Libraries at University of Nebraska-Lincoln

 

Date of this Version

2015

Citation

Adeyoyin, S.O., Agbeze-Unazi, F., Oyewunmi, O.O., Adegun, A.I. and Ayodele, R.O. (2015). Effects of job specialization and departmentalization on job satisfaction among the staff of a Nigerian university library. Library Philosophy and Practice.

Abstract

Job specialization is the degree to which the overall task of the organization is broken down into smaller component parts. Departmentalization, on the other hand, is the grouping of jobs according to some logical arrangement. The effect of these two variables on job satisfaction among the staff of a library was the focus of this study. A descriptive research design was adopted while a survey method was employed to elicit information from the respondents for this study. Fifty (50) copies of questionnaires with 30 structured questions were distributed among the staff of Nimbe Adedipe Library, Federal University of Agriculture, Abeokuta and 45 (90%) were returned.
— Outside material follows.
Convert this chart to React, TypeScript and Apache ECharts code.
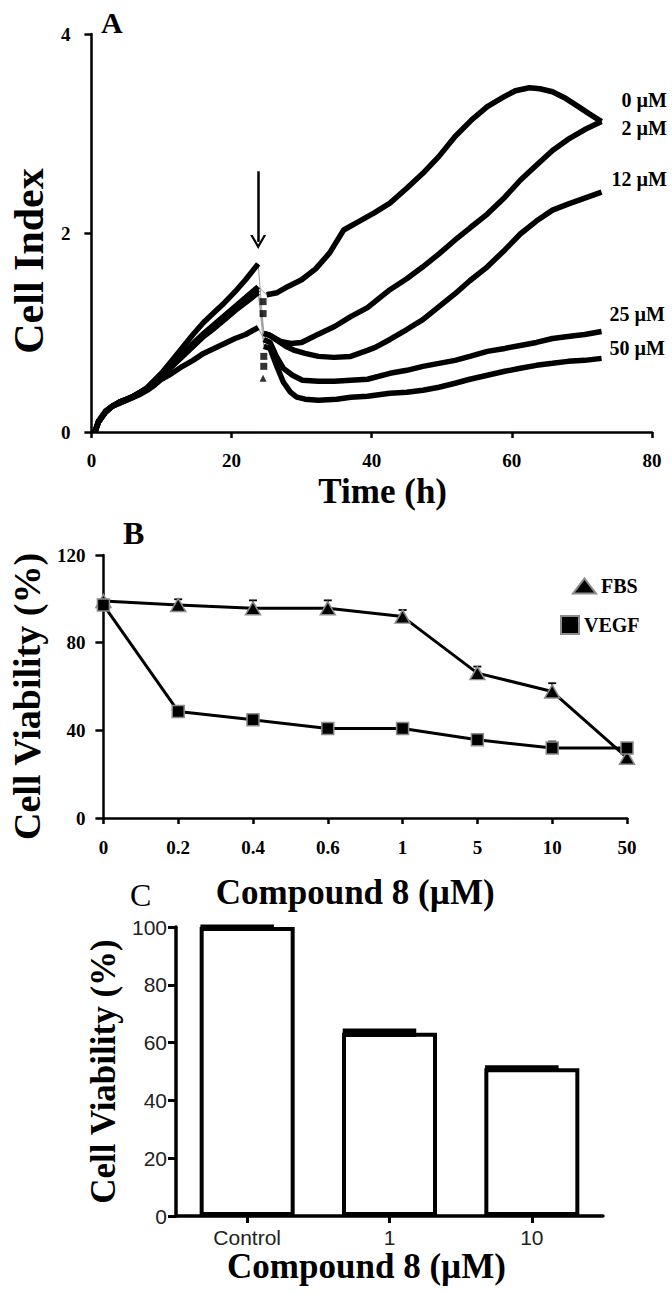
import React, { useEffect, useRef } from "react";
import * as echarts from "echarts";

const SERIF = '"Liberation Serif", "Times New Roman", serif';
const SANS = '"Liberation Sans", Arial, sans-serif';

// ---------- Panel A: Cell Index vs time ----------
const aConcentrations = ["0 µM", "2 µM", "12 µM", "25 µM", "50 µM"];
const aXTicks = { min: 0, max: 80, interval: 20 };
const aYTicks = { min: 0, max: 4, interval: 2 };

// before treatment (0-24 h)
const pre0 = [[0.5,0],[1,0.1],[2,0.2],[3,0.26],[4,0.3],[5,0.33],[6,0.36],[7,0.4],[8,0.44],[9,0.5],[10,0.57],[11.5,0.67],[13,0.78],[14.5,0.89],[16,0.99],[17.5,1.08],[19,1.17],[20.5,1.26],[22,1.35],[23.8,1.46]];
const pre2 = [[0.5,0],[1,0.11],[2,0.21],[3,0.26],[4,0.3],[5,0.33],[6,0.36],[7,0.4],[8,0.45],[9,0.52],[10,0.59],[11.5,0.72],[13,0.85],[14.5,0.98],[16,1.1],[17.5,1.2],[19,1.3],[20.5,1.41],[22,1.53],[23.8,1.69]];
const pre12 = [[0.5,0],[1,0.1],[2,0.2],[3,0.26],[4,0.29],[5,0.32],[6,0.35],[7,0.39],[8,0.44],[9,0.49],[10,0.56],[11.5,0.66],[13,0.76],[14.5,0.86],[16,0.96],[17.5,1.04],[19,1.13],[20.5,1.22],[22,1.3],[23.8,1.4]];
const pre25 = [[0.5,0],[1,0.1],[2,0.2],[3,0.26],[4,0.29],[5,0.32],[6,0.35],[7,0.38],[8,0.42],[9,0.47],[10,0.53],[11.5,0.59],[13,0.66],[14.5,0.72],[16,0.79],[17.5,0.84],[19,0.89],[20.5,0.94],[22,0.98],[23.8,1.05]];
const pre50 = [[0.5,0],[1,0.1],[2,0.2],[3,0.26],[4,0.3],[5,0.33],[6,0.36],[7,0.4],[8,0.44],[9,0.5],[10,0.56],[11.5,0.66],[13,0.77],[14.5,0.87],[16,0.97],[17.5,1.06],[19,1.15],[20.5,1.24],[22,1.32],[23.8,1.43]];

// after treatment (24-73 h)
const post0 = [[25,1.38],[26.5,1.4],[28,1.46],[30,1.53],[32,1.64],[34,1.8],[36,2.03],[38,2.11],[40.3,2.2],[42.6,2.3],[45,2.45],[47.3,2.6],[49.6,2.77],[51.9,2.97],[54.3,3.14],[56.5,3.27],[58.9,3.37],[60.5,3.43],[62.5,3.46],[64,3.45],[65.8,3.42],[67.5,3.36],[69.5,3.27],[71,3.2],[72.8,3.12]];
const post2 = [[24.6,0.99],[25.5,0.97],[27,0.91],[28.5,0.89],[30,0.9],[32,0.97],[34.7,1.06],[37,1.16],[39.4,1.25],[42.6,1.43],[45,1.54],[47.3,1.66],[49.6,1.79],[51.9,1.93],[54,2.05],[56.5,2.19],[59,2.36],[61.2,2.53],[63.5,2.68],[65.8,2.83],[68,2.94],[70.4,3.04],[72.8,3.12]];
const post12 = [[24.6,0.99],[25.5,0.97],[26.5,0.92],[27.8,0.86],[29,0.82],[30.5,0.79],[32.4,0.76],[34.6,0.75],[37,0.76],[39.4,0.82],[40.5,0.85],[42.6,0.93],[45,1.03],[47.3,1.13],[49.6,1.26],[51.9,1.39],[54,1.52],[56.5,1.66],[59,1.83],[61.2,1.99],[63.5,2.12],[65.8,2.23],[68,2.29],[70.4,2.35],[72.8,2.41]];
const post25 = [[24.6,0.93],[25.5,0.9],[26.4,0.76],[27.4,0.64],[28.7,0.57],[30.1,0.52],[32.4,0.51],[34.7,0.51],[37,0.52],[39.4,0.53],[42.6,0.59],[45,0.62],[47.3,0.66],[49.6,0.69],[51.9,0.72],[54,0.76],[56.5,0.81],[59,0.84],[61.2,0.87],[63.5,0.9],[65.8,0.94],[68,0.96],[70.4,0.98],[72.8,1.01]];
const post50 = [[24.6,0.86],[25.5,0.84],[26.4,0.67],[27.4,0.5],[28.4,0.4],[29.3,0.35],[30.5,0.33],[32.4,0.32],[35,0.33],[37,0.35],[39.4,0.36],[42.6,0.39],[45,0.4],[47.3,0.42],[49.6,0.45],[51.9,0.49],[54,0.53],[56.5,0.57],[59,0.61],[61.2,0.64],[63.5,0.67],[65.8,0.69],[68,0.71],[70.4,0.72],[72.8,0.74]];

const aPre = [pre0, pre2, pre12, pre25, pre50];
const aPost = [post0, post2, post12, post25, post50];
// label offsets of the end labels [dx, dy]
const aLabelOffsets = [[12, -22], [12, 6], [2, -13], [0, -18], [0, -10]];

// scattered readings right after the addition
const transitionSquares = [[24.5,1.31],[24.5,1.19],[24.6,0.76],[24.6,0.66]];
const transitionTriangles = [[24.5,0.54]];

// arrow marking the time of addition
const arrowTime = 23.8;
const arrowFrom = 2.62;
const arrowTo = 1.91;

// ---------- Panel B: Cell viability vs dose ----------
const bCategories = ["0", "0.2", "0.4", "0.6", "1", "5", "10", "50"];
const bFbs = [99, 97.2, 95.7, 95.7, 91.9, 66.1, 57.7, 27.5];
const bFbsErr = [0, 2.6, 3.6, 3.6, 3.0, 3.0, 3.8, 0];
const bVegf = [97.2, 48.6, 44.8, 40.8, 40.8, 35.7, 31.9, 31.9];
const bVegfErr = [0, 2.5, 0, 0, 0, 0, 3.0, 0];
const bYTicks = { min: 0, max: 120, interval: 40 };

// ---------- Panel C: bar chart ----------
const cCategories = ["Control", "1", "10"];
const cValues = [100, 63.4, 51.1];
const cErr = [0.6, 1.2, 0.8];
const cYTicks = { min: 0, max: 100, interval: 20 };

const boldSerif = (size: number) => ({
  fontFamily: SERIF,
  fontWeight: "bold" as const,
  fontSize: size,
  color: "#000",
});

function buildOption() {
  const series: any[] = [];

  // Panel A
  aConcentrations.forEach((name, i) => {
    series.push({
      name: name + " (before)",
      type: "line",
      xAxisIndex: 0,
      yAxisIndex: 0,
      data: aPre[i],
      showSymbol: false,
      symbol: "none",
      lineStyle: { color: "#000", width: 5.5 },
      z: 3,
    });
    const pre = aPre[i];
    const post = aPost[i];
    series.push({
      name: name + " (drop)",
      type: "line",
      xAxisIndex: 0,
      yAxisIndex: 0,
      data: [pre[pre.length - 1], post[0]],
      showSymbol: false,
      symbol: "none",
      lineStyle: { color: "#9a9a9a", width: 1 },
      z: 2,
    });
    series.push({
      name,
      type: "line",
      xAxisIndex: 0,
      yAxisIndex: 0,
      data: post,
      showSymbol: false,
      symbol: "none",
      lineStyle: { color: "#000", width: 5.5 },
      z: 3,
      endLabel: {
        show: true,
        formatter: name,
        offset: aLabelOffsets[i],
        ...boldSerif(20),
      },
    });
  });
  series.push({
    name: "transition squares",
    type: "scatter",
    xAxisIndex: 0,
    yAxisIndex: 0,
    symbol: "rect",
    symbolSize: 7,
    itemStyle: { color: "#000" },
    data: transitionSquares,
    z: 4,
  });
  series.push({
    name: "transition triangles",
    type: "scatter",
    xAxisIndex: 0,
    yAxisIndex: 0,
    symbol: "triangle",
    symbolSize: 7,
    itemStyle: { color: "#000" },
    data: transitionTriangles,
    z: 4,
  });
  series.push({
    name: "addition",
    type: "line",
    xAxisIndex: 0,
    yAxisIndex: 0,
    data: [],
    markLine: {
      silent: true,
      animation: false,
      label: { show: false },
      lineStyle: { color: "#000", width: 2.5, type: "solid" },
      symbol: ["none", "path://M0,12 L7,0 L14,12 L11.8,12 L7,3.8 L2.2,12 Z"],
      symbolSize: [16, 14],
      data: [[{ coord: [arrowTime, arrowFrom] }, { coord: [arrowTime, arrowTo] }]],
    },
  });

  // error bars (B: upward caps; C: filled band with caps)
  const errSeries = (name: string, values: number[], errs: number[], xi: number, yi: number, capHalf: number, lw: number, both: boolean, shift = 0) => ({
    name,
    type: "custom",
    xAxisIndex: xi,
    yAxisIndex: yi,
    data: values.map((v, i) => [i, v, errs[i]]),
    z: both ? 4 : 2,
    renderItem: (params: any, api: any) => {
      const x = api.value(0);
      const v = api.value(1);
      const e = api.value(2);
      if (!e) return { type: "group", children: [] };
      const top = api.coord([x, v + e]);
      const bottom = api.coord([x, both ? v - e : v]);
      const cx = top[0] + shift;
      const children: any[] = [];
      if (both) {
        children.push({
          type: "rect",
          shape: { x: cx - capHalf, y: top[1], width: capHalf * 2, height: bottom[1] - top[1] },
          style: { fill: "#000", stroke: "#000", lineWidth: lw },
        });
      } else {
        children.push(
          { type: "line", shape: { x1: cx, y1: top[1], x2: cx, y2: bottom[1] }, style: { stroke: "#000", lineWidth: lw } },
          { type: "line", shape: { x1: cx - capHalf, y1: top[1], x2: cx + capHalf, y2: top[1] }, style: { stroke: "#000", lineWidth: lw } }
        );
      }
      return { type: "group", children };
    },
  });

  // Panel B
  series.push(errSeries("FBS error", bFbs, bFbsErr, 1, 1, 4, 1.8, false));
  series.push(errSeries("VEGF error", bVegf, bVegfErr, 1, 1, 4, 1.8, false));
  series.push({
    name: "FBS",
    type: "line",
    xAxisIndex: 1,
    yAxisIndex: 1,
    data: bFbs,
    symbol: "triangle",
    symbolSize: [15, 13],
    showAllSymbol: true,
    itemStyle: { color: "#000", borderColor: "#8c8c8c", borderWidth: 1.5 },
    lineStyle: { color: "#000", width: 3 },
    z: 3,
  });
  series.push({
    name: "VEGF",
    type: "line",
    xAxisIndex: 1,
    yAxisIndex: 1,
    data: bVegf,
    symbol: "rect",
    symbolSize: 12,
    showAllSymbol: true,
    itemStyle: { color: "#000", borderColor: "#8c8c8c", borderWidth: 1.5 },
    lineStyle: { color: "#000", width: 3 },
    z: 3,
  });

  // Panel C
  series.push({
    name: "Cell viability",
    type: "bar",
    xAxisIndex: 2,
    yAxisIndex: 2,
    data: cValues,
    barWidth: 95,
    itemStyle: { color: "#fff", borderColor: "#000", borderWidth: 4 },
    z: 2,
  });
  series.push(errSeries("Cell viability error", cValues, cErr, 2, 2, 36, 1.5, true, -10));

  const axisLine = (w: number) => ({ show: true, onZero: false, lineStyle: { color: "#000", width: w } });
  const axisTick = (len: number, w: number, extra: any = {}) => ({ show: true, inside: false, length: len, lineStyle: { color: "#000", width: w }, ...extra });

  return {
    animation: false,
    backgroundColor: "#fff",
    title: [
      { text: "A", left: 96, top: 2, textStyle: boldSerif(30) },
      { text: "B", left: 118, top: 512, textStyle: boldSerif(32) },
      { text: "C", left: 125, top: 874, textStyle: { fontFamily: SERIF, fontWeight: "normal", fontSize: 32, color: "#000" } },
    ],
    legend: [
      {
        data: [{ name: "FBS", icon: "triangle" }],
        left: 567,
        top: 571,
        itemWidth: 23,
        itemHeight: 15,
        textStyle: boldSerif(20),
        selectedMode: false,
      },
      {
        data: [{ name: "VEGF", icon: "rect" }],
        left: 555,
        top: 610,
        itemWidth: 18,
        itemHeight: 18,
        textStyle: boldSerif(20),
        selectedMode: false,
      },
    ],
    grid: [
      { left: 77, top: 34, width: 575, height: 398 },
      { left: 100, top: 555, width: 527, height: 263 },
      { left: 176, top: 927, width: 427, height: 289 },
    ],
    xAxis: [
      {
        gridIndex: 0,
        type: "value",
        ...aXTicks,
        axisLine: axisLine(2.5),
        axisTick: axisTick(6, 2.5),
        splitLine: { show: false },
        axisLabel: { ...boldSerif(19), margin: 19 },
        name: "Time (h)",
        nameLocation: "middle",
        nameGap: 42,
        nameTextStyle: { ...boldSerif(35), padding: [0, 0, 0, 22] },
      },
      {
        gridIndex: 1,
        type: "category",
        data: bCategories,
        boundaryGap: false,
        axisLine: axisLine(2.5),
        axisTick: axisTick(6, 2.5),
        splitLine: { show: false },
        axisLabel: { ...boldSerif(19), margin: 20 },
        name: "Compound 8 (µM)",
        nameLocation: "middle",
        nameGap: 57,
        nameTextStyle: { ...boldSerif(35), padding: [0, 20, 0, 0] },
      },
      {
        gridIndex: 2,
        type: "category",
        data: cCategories,
        boundaryGap: true,
        axisLine: axisLine(3.5),
        axisTick: axisTick(7, 3, { alignWithLabel: true }),
        splitLine: { show: false },
        axisLabel: { fontFamily: SANS, fontSize: 21, color: "#222", margin: 11 },
        name: "Compound 8 (µM)",
        nameLocation: "middle",
        nameGap: 33,
        nameTextStyle: { ...boldSerif(35), padding: [0, 46, 0, 0] },
      },
    ],
    yAxis: [
      {
        gridIndex: 0,
        type: "value",
        ...aYTicks,
        axisLine: axisLine(2.5),
        axisTick: axisTick(7, 2.5),
        splitLine: { show: false },
        axisLabel: { ...boldSerif(19), margin: 21 },
        name: "Cell Index",
        nameLocation: "middle",
        nameRotate: 90,
        nameGap: 34,
        nameTextStyle: { ...boldSerif(42), padding: [0, 56, 0, 0] },
      },
      {
        gridIndex: 1,
        type: "value",
        ...bYTicks,
        axisLine: axisLine(2.5),
        axisTick: axisTick(8, 2.5),
        splitLine: { show: false },
        axisLabel: { ...boldSerif(19), margin: 18 },
        name: "Cell Viability (%)",
        nameLocation: "middle",
        nameRotate: 90,
        nameGap: 52,
        nameTextStyle: { ...boldSerif(38), padding: [0, 20, 0, 0] },
      },
      {
        gridIndex: 2,
        type: "value",
        ...cYTicks,
        axisLine: axisLine(3.5),
        axisTick: axisTick(8, 3),
        splitLine: { show: false },
        axisLabel: { fontFamily: SANS, fontSize: 21, color: "#222", margin: 9 },
        name: "Cell Viability (%)",
        nameLocation: "middle",
        nameRotate: 90,
        nameGap: 45,
        nameTextStyle: { ...boldSerif(35) },
      },
    ],
    series,
  };
}

export default function App() {
  const ref = useRef<HTMLDivElement>(null);
  useEffect(() => {
    document.body.style.margin = "0";
    if (!ref.current) return;
    const chart = echarts.init(ref.current, null, { renderer: "svg" });
    chart.setOption(buildOption() as any);
    return () => chart.dispose();
  }, []);
  return <div ref={ref} style={{ width: 672, height: 1294, background: "#fff" }} />;
}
The questionnaire sought information on respondents’ demography, job specialization, departmentalization and effects of job specialization and departmentalization on job satisfaction of the respondents. Data analysis was based on 42 questionnaires as 3 were unusable. Among the findings of this study was that majority of the staff of the sampled library were fully satisfied with their present area of specialization. Although, Cataloguing Section was perceived as the most boring section to work in any library, this may not be true after all, since the introduction of online copy cataloguing and classification that gives room for interaction with computer system and sometimes further navigations to ascertain the authenticity of the information being used on the Internet. This study finally concludes that job satisfaction is individualistic and it affects one’s feelings or state of mind. When the library personnel feel satisfied, they will be less likely to leave the job.